● **WHAT IS REQUIRED**: Give again, exactly as written, the lines of the records below from the line with "Clone this diagram in TikZ." to the line with "(0,0) rectangle (1847,1032);". Both end lines count; pictures do not.

● **PROVIDED ENTRIES**:
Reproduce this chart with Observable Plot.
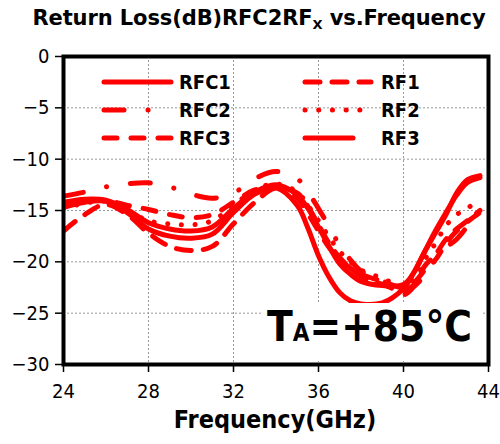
<!DOCTYPE html>
<html><head><meta charset="utf-8">
<script src="https://cdn.jsdelivr.net/npm/d3@7"></script>
<script src="https://cdn.jsdelivr.net/npm/@observablehq/plot@0.6"></script>
<style>
body{margin:0;background:#fff;}
#wrap{position:relative;width:500px;height:444px;overflow:hidden;font-family:"DejaVu Sans Condensed","DejaVu Sans",sans-serif;}
#title{position:absolute;left:0;top:6px;width:518px;text-align:center;font-weight:bold;font-size:21px;white-space:nowrap;font-family:"DejaVu Sans",sans-serif;letter-spacing:-0.1px;line-height:1.2;}
#title sub{font-size:13px;vertical-align:-4px;}
#xlabel{position:absolute;left:0;top:406px;width:550px;text-align:center;font-weight:bold;font-size:25px;line-height:1.1;}
#legend{position:absolute;left:0;top:0;}
#anno{position:absolute;left:262px;top:303px;width:221px;height:58px;background:#fff;}
#anno span.t{position:absolute;left:5px;top:-1px;font-weight:bold;font-size:42px;white-space:nowrap;}
#anno span.t small{font-size:24px;}
</style></head>
<body>
<div id="wrap">
  <div id="chart"></div>
  <div id="title">Return Loss(dB)RFC2RF<sub>X</sub> vs.Frequency</div>
  <div id="xlabel">Frequency(GHz)</div>
  <div id="anno"><span class="t">T<small>A</small>=+85°C</span></div>
</div>
<script>
// ---- data ----
const freq = [24,25,26,27,28,29,30,31,32,33,34,35,35.5,36,36.5,37,37.5,38,39,40,40.5,41,41.5,42,42.5,43,43.6];
const RFC1 = [-14.7,-14.2,-14.1,-15.2,-16.8,-17.5,-17.7,-17.3,-15.2,-13.4,-12.8,-14.5,-16.7,-19.4,-21.5,-23.0,-23.8,-24.1,-24.0,-22.6,-21.0,-19.0,-17.2,-15.4,-13.3,-12.0,-11.6];
const RFC2 = [-13.6,-13.2,-12.7,-12.4,-12.3,-12.7,-13.4,-13.8,-13.3,-11.9,-11.2,-11.9,-13.2,-14.8,-16.6,-18.4,-19.8,-20.9,-21.8,-23.2,-22.4,-21.3,-19.8,-18.6,-17.8,-16.6,-15.5];
const RFC3 = [-14.4,-14.0,-14.0,-14.5,-14.9,-15.4,-15.7,-15.4,-14.2,-13.0,-12.7,-13.8,-15.3,-17.0,-18.6,-19.8,-20.6,-21.2,-21.9,-22.5,-22.0,-20.8,-19.8,-18.2,-17.0,-16.1,-15.2];
const RF1  = [-17.0,-15.4,-14.4,-15.4,-17.2,-18.5,-18.9,-18.5,-16.3,-14.2,-12.8,-13.3,-14.6,-16.4,-18.2,-19.6,-20.6,-21.4,-22.2,-22.8,-22.2,-20.4,-19.3,-17.8,-16.8,-16.0,-15.0];
const RF2  = [-14.8,-14.3,-14.1,-15.0,-16.0,-16.3,-16.4,-16.0,-14.5,-13.0,-12.4,-13.2,-14.5,-16.0,-17.6,-19.0,-20.0,-20.8,-21.6,-22.4,-21.8,-19.8,-18.2,-16.5,-15.4,-14.8,-13.8];
const RF3  = [-14.2,-13.9,-14.0,-14.9,-16.2,-16.8,-17.0,-16.6,-14.8,-13.2,-12.5,-13.5,-14.8,-16.6,-18.5,-20.2,-21.2,-21.9,-22.3,-22.2,-21.0,-19.0,-17.0,-15.2,-13.5,-12.3,-11.8];
const seriesNames = ["RFC1","RFC2","RFC3","RF1","RF2","RF3"];
const seriesValues = [RFC1,RFC2,RFC3,RF1,RF2,RF3];
const xTicks = [24,28,32,36,40,44];
const yTicks = [0,-5,-10,-15,-20,-25,-30];

// ---- styles ----
const dash = {RFC1:null, RFC2:"20,24,0.1,24", RFC3:"13,14", RF1:"15,12", RF2:"0.1,13.6", RF3:null};
const RED = "#ff0000";

const rows = seriesNames.flatMap((s,i)=>freq.map((f,j)=>({series:s, f, v:seriesValues[i][j]})));

const lineMarks = seriesNames.map(s=>Plot.line(rows.filter(d=>d.series===s),{
  x:"f", y:"v", stroke:RED, strokeWidth:5, strokeLinecap:"round", strokeLinejoin:"round",
  strokeDasharray: dash[s] ?? undefined, curve:"catmull-rom", clip:true
}));

const chart = Plot.plot({
  width:500, height:444,
  marginLeft:63, marginRight:12, marginTop:56, marginBottom:80,
  style:{fontFamily:'"DejaVu Sans Condensed","DejaVu Sans",sans-serif', fontSize:"20px", color:"#000", background:"#fff"},
  x:{domain:[24,44], ticks:xTicks, label:null},
  y:{domain:[-30,0], ticks:yTicks, label:null},
  marks:[
    Plot.gridX(xTicks.slice(1,-1),{stroke:"#999", strokeOpacity:1, strokeDasharray:"2,2"}),
    Plot.gridY(yTicks.slice(1,-1),{stroke:"#999", strokeOpacity:1, strokeDasharray:"2,2"}),
    ...lineMarks,
    Plot.axisX(xTicks,{tickSize:8, tickPadding:11, fontSize:20, stroke:"#000", strokeWidth:1.5, label:null}),
    Plot.axisY(yTicks,{tickSize:8, tickPadding:6, fontSize:20, stroke:"#000", strokeWidth:1.5, label:null}),
    Plot.frame({stroke:"#000", strokeWidth:4})
  ]
});
document.getElementById("chart").appendChild(chart);

// ---- legend (inside plot area, transparent) ----
const legendLayout = [
  {name:"RFC1", x0:104, x1:171, y:82, lx:179},
  {name:"RFC2", x0:104, x1:154, y:110, lx:179},
  {name:"RFC3", x0:104, x1:171, y:138, lx:179},
  {name:"RF1",  x0:305, x1:371, y:82, lx:381},
  {name:"RF2",  x0:305, x1:362, y:110, lx:381},
  {name:"RF3",  x0:305, x1:353, y:138, lx:381}
];
const ns="http://www.w3.org/2000/svg";
const lg=document.createElementNS(ns,"svg");
lg.setAttribute("width","500");lg.setAttribute("height","444");
lg.setAttribute("id","legend");
legendLayout.forEach(e=>{
  const l=document.createElementNS(ns,"line");
  l.setAttribute("x1",e.x0);l.setAttribute("x2",e.x1);
  l.setAttribute("y1",e.y);l.setAttribute("y2",e.y);
  l.setAttribute("stroke",RED);l.setAttribute("stroke-width","5");
  l.setAttribute("stroke-linecap","round");
  if(dash[e.name]) l.setAttribute("stroke-dasharray",dash[e.name]);
  lg.appendChild(l);
  const t=document.createElementNS(ns,"text");
  t.setAttribute("x",e.lx);t.setAttribute("y",e.y+7);
  t.setAttribute("font-weight","bold");t.setAttribute("font-size","20");
  t.setAttribute("font-family",'"DejaVu Sans Condensed","DejaVu Sans",sans-serif');
  t.textContent=e.name;
  lg.appendChild(t);
});
document.getElementById("wrap").insertBefore(lg, document.getElementById("title"));
</script>
</body></html>
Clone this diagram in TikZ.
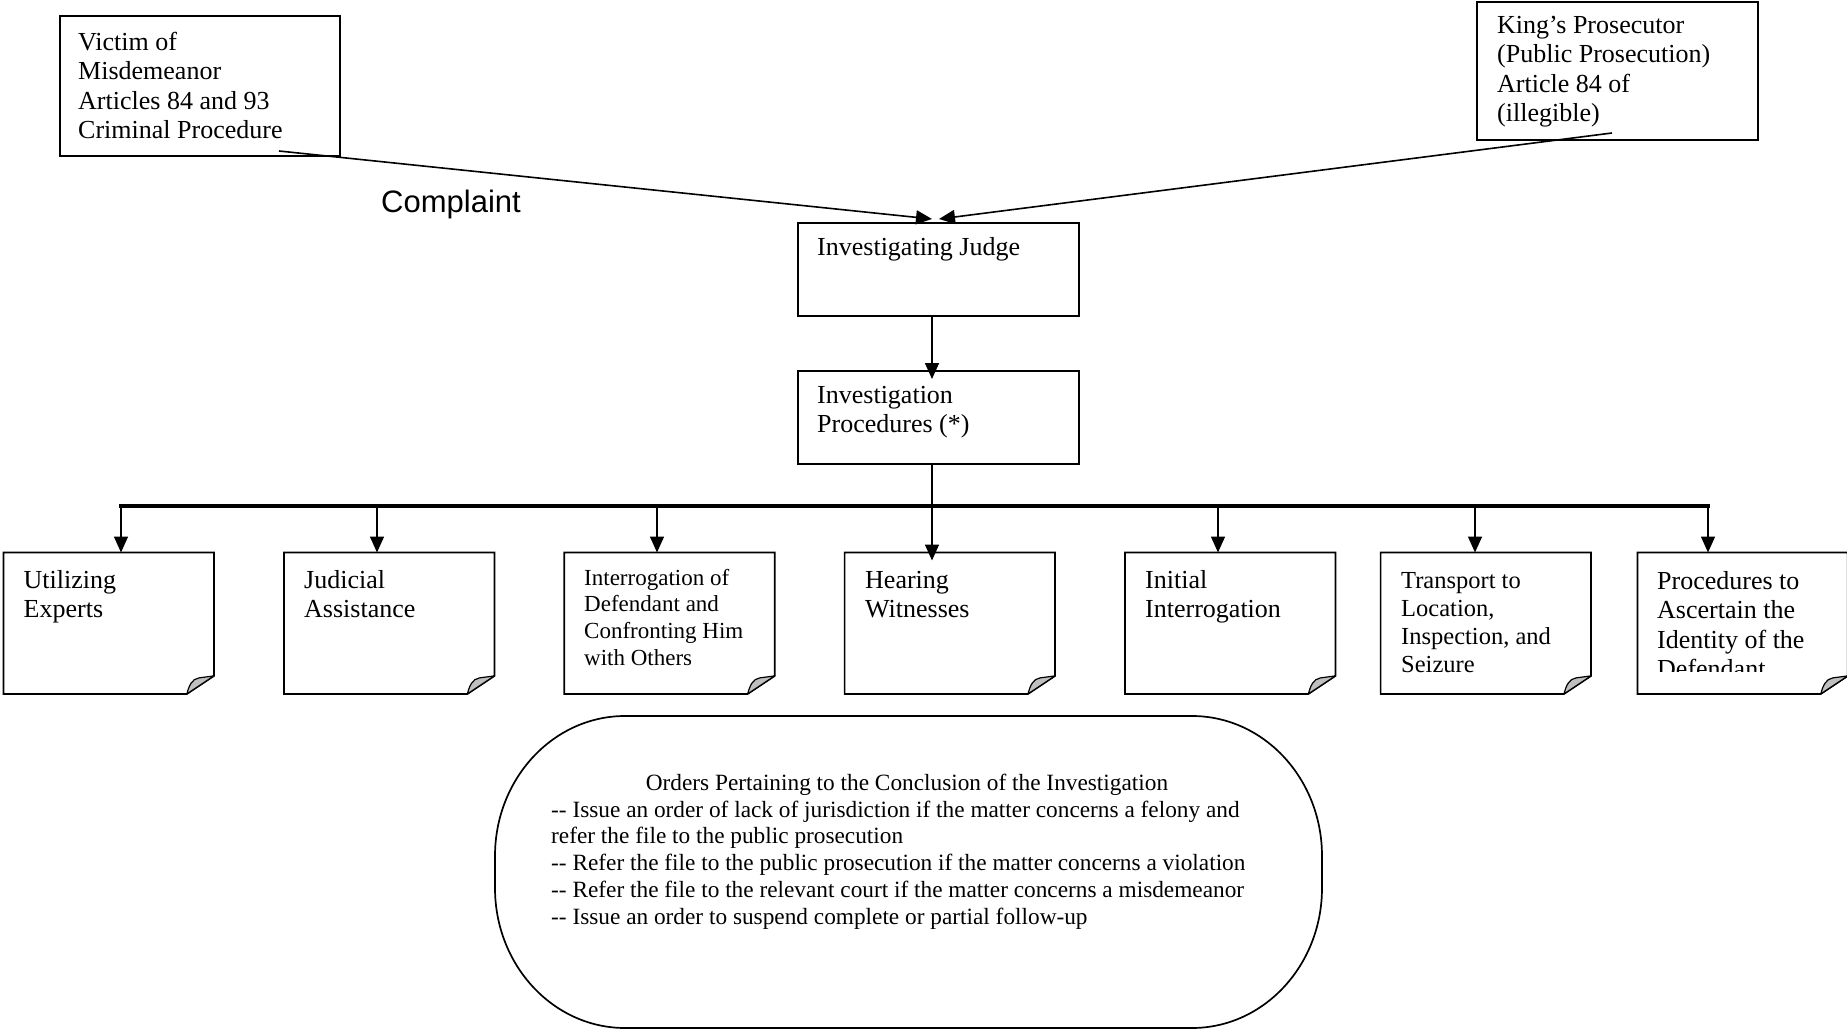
\documentclass[tikz,border=0pt]{standalone}
\usepackage{fontspec}
\setmainfont{Liberation Serif}
\newfontfamily\arialfont{Liberation Sans}
\usetikzlibrary{arrows.meta,calc}
\newcommand\twohyph{\mbox{-}\mbox{-}}

\begin{document}
\begin{tikzpicture}[x=1pt,y=-1pt,
  boxline/.style={line width=1.7pt, line join=miter},
  plainbox/.style={draw, line width=1.7pt, rectangle, inner sep=0pt, anchor=north west},
  notebox/.style={rectangle, inner sep=0pt, anchor=north west, minimum width=210pt, minimum height=141pt},
  flap/.style={fill=black!25, draw, line width=1.2pt, line join=round},
  txtA/.style={inner sep=0pt, anchor=north west, align=left, font=\fontsize{26}{29.5}\selectfont},
  txtB/.style={inner sep=0pt, anchor=north west, align=left, font=\fontsize{23}{26.7}\selectfont},
  txtC/.style={inner sep=0pt, anchor=north west, align=left, font=\fontsize{24.5}{28}\selectfont},
  txtD/.style={inner sep=0pt, anchor=north west, align=left, font=\fontsize{23.3}{26.7}\selectfont},
  link/.style={line width=1.6pt, -{Triangle[length=16pt,width=14pt]}},
  bus/.style={line width=3.4pt, line cap=rect},
]
\useasboundingbox (0,0) rectangle (1847,1032);

% ---------- top row: sources and the judge ----------
\node[plainbox, minimum width=280pt, minimum height=140pt] (victim) at (59,15) {};
\node[txtA] (victimtxt) at (78,{50-20.65}) {\strut Victim of\\Misdemeanor\\Articles 84 and 93\\Criminal Procedure};

\node[plainbox, minimum width=281pt, minimum height=138.5pt] (king) at (1476,0.9) {};
\node[txtA] (kingtxt) at (1497,{33-20.65}) {\strut King’s Prosecutor\\(Public Prosecution)\\Article 84 of\\(illegible)};

\node[plainbox, minimum width=281pt, minimum height=93pt] (judge) at (797,222) {};
\node[txtA] (judgetxt) at (817,{255-20.65}) {\strut Investigating Judge};

\node[plainbox, minimum width=281pt, minimum height=93pt] (proc) at (797,370) {};
\node[txtA] (proctxt) at (817,{403-20.65}) {\strut Investigation\\Procedures (*)};

\node[inner sep=0pt, anchor=base west, font=\arialfont\fontsize{31}{36}\selectfont] (complaint) at (381,213) {Complaint};

% connector ends inside the source boxes and above the judge box
\coordinate (vstart) at (279,151);
\coordinate (vend) at (932,219);
\coordinate (kstart) at (1612,133);
\coordinate (kend) at (939,219);

\draw[link] (vstart) -- (vend);
\draw[link] (kstart) -- (kend);

% ---------- distribution bus ----------
\coordinate (c1) at (121,506);
\coordinate (c2) at (377,506);
\coordinate (c3) at (657,506);
\coordinate (c4) at (932,506);
\coordinate (c5) at (1218,506);
\coordinate (c6) at (1475,506);
\coordinate (c7) at (1708,506);

\draw[link] (c4 |- judge.south) -- ($(c4 |- proc.north)+(0,9)$);
\draw[bus] (c1) -- (c7);

% ---------- procedure notes ----------
\node[notebox] (n1) at (3.5,552.5) {};
\node[notebox] (n2) at (284,552.5) {};
\node[notebox] (n3) at (564.3,552.5) {};
\node[notebox] (n4) at (844.6,552.5) {};
\node[notebox] (n5) at (1125,552.5) {};
\node[notebox] (n6) at (1380.6,552.5) {};
\node[notebox] (n7) at (1637.4,552.5) {};

\foreach \b in {n1,n2,n3,n4,n5,n6,n7} {
  \draw[boxline] ($(\b.south east)+(-27,0)$) -- (\b.south west) -- (\b.north west)
     -- (\b.north east) -- ($(\b.south east)+(0,-18)$) -- cycle;
  \draw[flap] ($(\b.south east)+(-27,0)$)
     .. controls ($(\b.south east)+(-25,-8)$) and ($(\b.south east)+(-22,-15)$) .. ($(\b.south east)+(-15,-16)$)
     -- ($(\b.south east)+(0,-18)$) -- cycle;
}

\node[txtA] (t1) at (23.5,{588-20.65}) {\strut Utilizing\\Experts};
\node[txtA] (t2) at (304,{588-20.65}) {\strut Judicial\\Assistance};
\node[txtB] (t3) at (584,{585-18.69}) {\strut Interrogation of\\Defendant and\\Confronting Him\\with Others};
\node[txtA] (t4) at (865,{588-20.65}) {\strut Hearing\\Witnesses};
\node[txtA] (t5) at (1145,{588-20.65}) {\strut Initial\\Interrogation};
\node[txtC] (t6) at (1401,{588-19.6}) {\strut Transport to\\Location,\\Inspection, and\\Seizure};
\begin{scope}
  \clip (1640,556) rectangle (1845,671);
  \node[txtA] (t7) at (1657,{589-20.65}) {\strut Procedures to\\Ascertain the\\Identity of the\\Defendant};
\end{scope}

\draw[link] (c1) -- (c1 |- n1.north);
\draw[link] (c2) -- (c2 |- n2.north);
\draw[link] (c3) -- (c3 |- n3.north);
\draw[link] (c4 |- proc.south) -- ($(c4 |- n4.north)+(0,8)$);
\draw[link] (c5) -- (c5 |- n5.north);
\draw[link] (c6) -- (c6 |- n6.north);
\draw[link] (c7) -- (c7 |- n7.north);

% ---------- closing orders ----------
\draw[line width=1.7pt] (625,716)
   arc[start angle=270, end angle=180, x radius=130, y radius=140] -- (495,888)
   arc[start angle=180, end angle=90, x radius=130, y radius=140] -- (1192,1028)
   arc[start angle=90, end angle=0, x radius=130, y radius=140] -- (1322,856)
   arc[start angle=0, end angle=-90, x radius=130, y radius=140] -- cycle;

\node[inner sep=0pt, anchor=base, font=\fontsize{23.3}{26.7}\selectfont] (ordtitle) at (907,790) {Orders Pertaining to the Conclusion of the Investigation};
\node[txtD] (ordlist) at (551,{817-18.69}) {\strut\twohyph\ Issue an order of lack of jurisdiction if the matter concerns a felony and\\refer the file to the public prosecution\\\twohyph\ Refer the file to the public prosecution if the matter concerns a violation\\\twohyph\ Refer the file to the relevant court if the matter concerns a misdemeanor\\\twohyph\ Issue an order to suspend complete or partial follow-up};
\end{tikzpicture}
\end{document}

● **TASK RESPONSE**:
Clone this diagram in TikZ.
\documentclass[tikz,border=0pt]{standalone}
\usepackage{fontspec}
\setmainfont{Liberation Serif}
\newfontfamily\arialfont{Liberation Sans}
\usetikzlibrary{arrows.meta,calc}
\newcommand\twohyph{\mbox{-}\mbox{-}}

\begin{document}
\begin{tikzpicture}[x=1pt,y=-1pt,
  boxline/.style={line width=1.7pt, line join=miter},
  plainbox/.style={draw, line width=1.7pt, rectangle, inner sep=0pt, anchor=north west},
  notebox/.style={rectangle, inner sep=0pt, anchor=north west, minimum width=210pt, minimum height=141pt},
  flap/.style={fill=black!25, draw, line width=1.2pt, line join=round},
  txtA/.style={inner sep=0pt, anchor=north west, align=left, font=\fontsize{26}{29.5}\selectfont},
  txtB/.style={inner sep=0pt, anchor=north west, align=left, font=\fontsize{23}{26.7}\selectfont},
  txtC/.style={inner sep=0pt, anchor=north west, align=left, font=\fontsize{24.5}{28}\selectfont},
  txtD/.style={inner sep=0pt, anchor=north west, align=left, font=\fontsize{23.3}{26.7}\selectfont},
  link/.style={line width=1.6pt, -{Triangle[length=16pt,width=14pt]}},
  bus/.style={line width=3.4pt, line cap=rect},
]
\useasboundingbox (0,0) rectangle (1847,1032);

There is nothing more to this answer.